**RECORDS SUPPLIED**
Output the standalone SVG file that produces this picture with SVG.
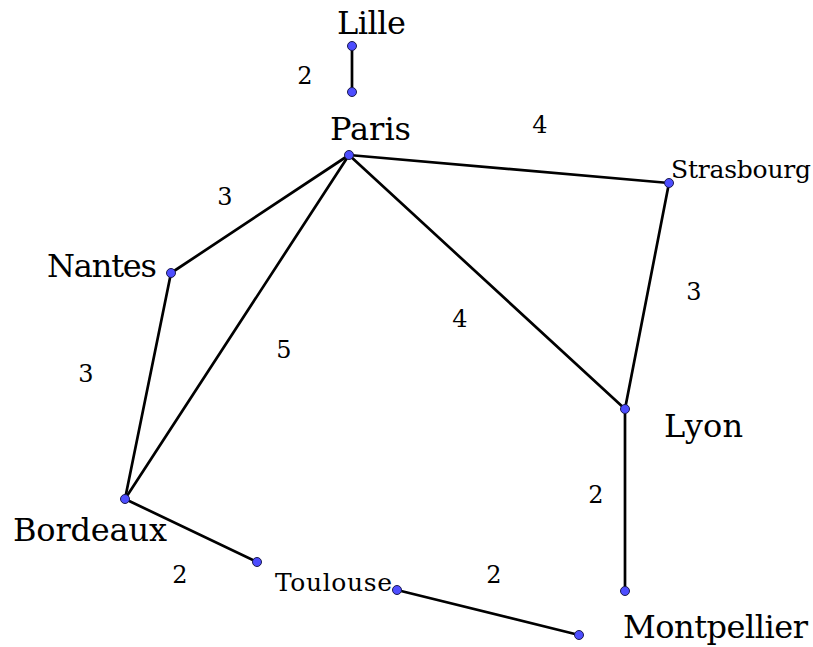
<svg xmlns="http://www.w3.org/2000/svg" width="813" height="647" viewBox="0 0 813 647">
<style>
.e{stroke:#000;stroke-width:2.7;fill:none;stroke-linecap:round}
.d{fill:#4d4dff;stroke:#1a1a4d;stroke-width:1}
.n{font-family:'DejaVu Serif','Liberation Serif',serif;fill:#000}
.big{font-size:32px}
.sm{font-size:25px}
.w{font-family:'DejaVu Serif','Liberation Serif',serif;font-size:24px;text-anchor:middle;fill:#000}
</style>
<rect width="813" height="647" fill="#fff"/>
<g id="connectors">
<line class="e" x1="352" y1="46" x2="352" y2="92"/>
<line class="e" x1="349" y1="155" x2="669" y2="183"/>
<line class="e" x1="349" y1="155" x2="171" y2="273"/>
<line class="e" x1="349" y1="155" x2="125" y2="499"/>
<line class="e" x1="349" y1="155" x2="625" y2="409"/>
<line class="e" x1="669" y1="183" x2="625" y2="409"/>
<line class="e" x1="171" y1="273" x2="125" y2="499"/>
<line class="e" x1="625" y1="409" x2="625" y2="591"/>
<line class="e" x1="125" y1="499" x2="257" y2="562"/>
<line class="e" x1="397" y1="590" x2="579" y2="635"/>
</g>
<g id="weights">
<text class="w" x="305" y="84">2</text>
<text class="w" x="540" y="133">4</text>
<text class="w" x="225" y="205">3</text>
<text class="w" x="694" y="300">3</text>
<text class="w" x="460" y="327">4</text>
<text class="w" x="284" y="358">5</text>
<text class="w" x="86" y="382">3</text>
<text class="w" x="596" y="503">2</text>
<text class="w" x="180" y="583">2</text>
<text class="w" x="494" y="583">2</text>
</g>
<g id="Lille"><circle class="d" cx="352" cy="46" r="4.5"/><circle class="d" cx="352" cy="92" r="4.5"/><text class="n big" x="337" y="34" textLength="69">Lille</text></g>
<g id="Paris"><circle class="d" cx="349" cy="155" r="4.5"/><text class="n big" x="330" y="140" textLength="81">Paris</text></g>
<g id="Strasbourg"><circle class="d" cx="669" cy="183" r="4.5"/><text class="n sm" x="671" y="178" textLength="140">Strasbourg</text></g>
<g id="Nantes"><circle class="d" cx="171" cy="273" r="4.5"/><text class="n big" x="47" y="277" textLength="110">Nantes</text></g>
<g id="Lyon"><circle class="d" cx="625" cy="409" r="4.5"/><circle class="d" cx="625" cy="591" r="4.5"/><text class="n big" x="664" y="437" textLength="79">Lyon</text></g>
<g id="Bordeaux"><circle class="d" cx="125" cy="499" r="4.5"/><circle class="d" cx="257" cy="562" r="4.5"/><text class="n big" x="13" y="541" textLength="154">Bordeaux</text></g>
<g id="Toulouse"><circle class="d" cx="397" cy="590" r="4.5"/><text class="n sm" x="275" y="591" textLength="117">Toulouse</text></g>
<g id="Montpellier"><circle class="d" cx="579" cy="635" r="4.5"/><text class="n big" x="623" y="638" textLength="185">Montpellier</text></g>
</svg>
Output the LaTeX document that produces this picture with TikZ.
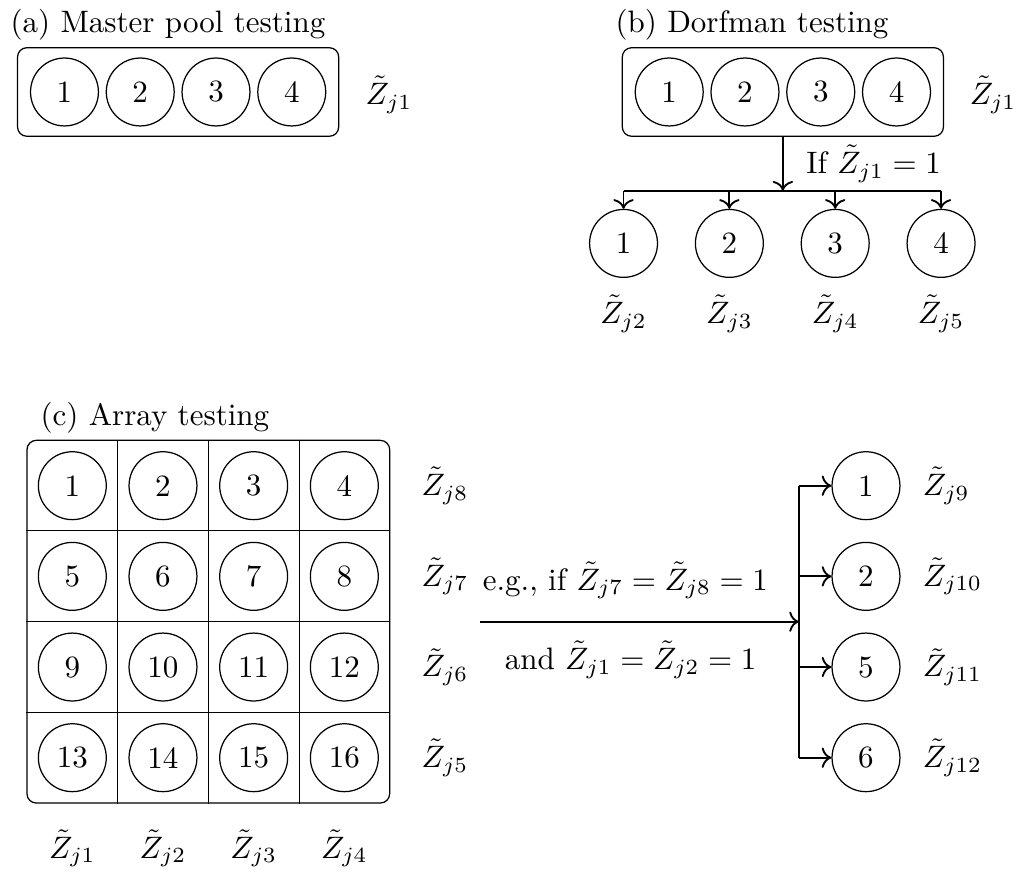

**DIRECTIVE**
Repeat each entry exactly as given; no pictures belong in the copy.

**WRITTEN SOLUTION**
Output the standalone SVG file that produces this picture with SVG.
<svg xmlns="http://www.w3.org/2000/svg" width="813" height="647" viewBox="0 0 813 647">
<style>
.e{stroke:#000;stroke-width:2.7;fill:none;stroke-linecap:round}
.d{fill:#4d4dff;stroke:#1a1a4d;stroke-width:1}
.n{font-family:'DejaVu Serif','Liberation Serif',serif;fill:#000}
.big{font-size:32px}
.sm{font-size:25px}
.w{font-family:'DejaVu Serif','Liberation Serif',serif;font-size:24px;text-anchor:middle;fill:#000}
</style>
<rect width="813" height="647" fill="#fff"/>
<g id="connectors">
<line class="e" x1="352" y1="46" x2="352" y2="92"/>
<line class="e" x1="349" y1="155" x2="669" y2="183"/>
<line class="e" x1="349" y1="155" x2="171" y2="273"/>
<line class="e" x1="349" y1="155" x2="125" y2="499"/>
<line class="e" x1="349" y1="155" x2="625" y2="409"/>
<line class="e" x1="669" y1="183" x2="625" y2="409"/>
<line class="e" x1="171" y1="273" x2="125" y2="499"/>
<line class="e" x1="625" y1="409" x2="625" y2="591"/>
<line class="e" x1="125" y1="499" x2="257" y2="562"/>
<line class="e" x1="397" y1="590" x2="579" y2="635"/>
</g>
<g id="weights">
<text class="w" x="305" y="84">2</text>
<text class="w" x="540" y="133">4</text>
<text class="w" x="225" y="205">3</text>
<text class="w" x="694" y="300">3</text>
<text class="w" x="460" y="327">4</text>
<text class="w" x="284" y="358">5</text>
<text class="w" x="86" y="382">3</text>
<text class="w" x="596" y="503">2</text>
<text class="w" x="180" y="583">2</text>
<text class="w" x="494" y="583">2</text>
</g>
<g id="Lille"><circle class="d" cx="352" cy="46" r="4.5"/><circle class="d" cx="352" cy="92" r="4.5"/><text class="n big" x="337" y="34" textLength="69">Lille</text></g>
<g id="Paris"><circle class="d" cx="349" cy="155" r="4.5"/><text class="n big" x="330" y="140" textLength="81">Paris</text></g>
<g id="Strasbourg"><circle class="d" cx="669" cy="183" r="4.5"/><text class="n sm" x="671" y="178" textLength="140">Strasbourg</text></g>
<g id="Nantes"><circle class="d" cx="171" cy="273" r="4.5"/><text class="n big" x="47" y="277" textLength="110">Nantes</text></g>
<g id="Lyon"><circle class="d" cx="625" cy="409" r="4.5"/><circle class="d" cx="625" cy="591" r="4.5"/><text class="n big" x="664" y="437" textLength="79">Lyon</text></g>
<g id="Bordeaux"><circle class="d" cx="125" cy="499" r="4.5"/><circle class="d" cx="257" cy="562" r="4.5"/><text class="n big" x="13" y="541" textLength="154">Bordeaux</text></g>
<g id="Toulouse"><circle class="d" cx="397" cy="590" r="4.5"/><text class="n sm" x="275" y="591" textLength="117">Toulouse</text></g>
<g id="Montpellier"><circle class="d" cx="579" cy="635" r="4.5"/><text class="n big" x="623" y="638" textLength="185">Montpellier</text></g>
</svg>
Output the LaTeX document that produces this picture with TikZ.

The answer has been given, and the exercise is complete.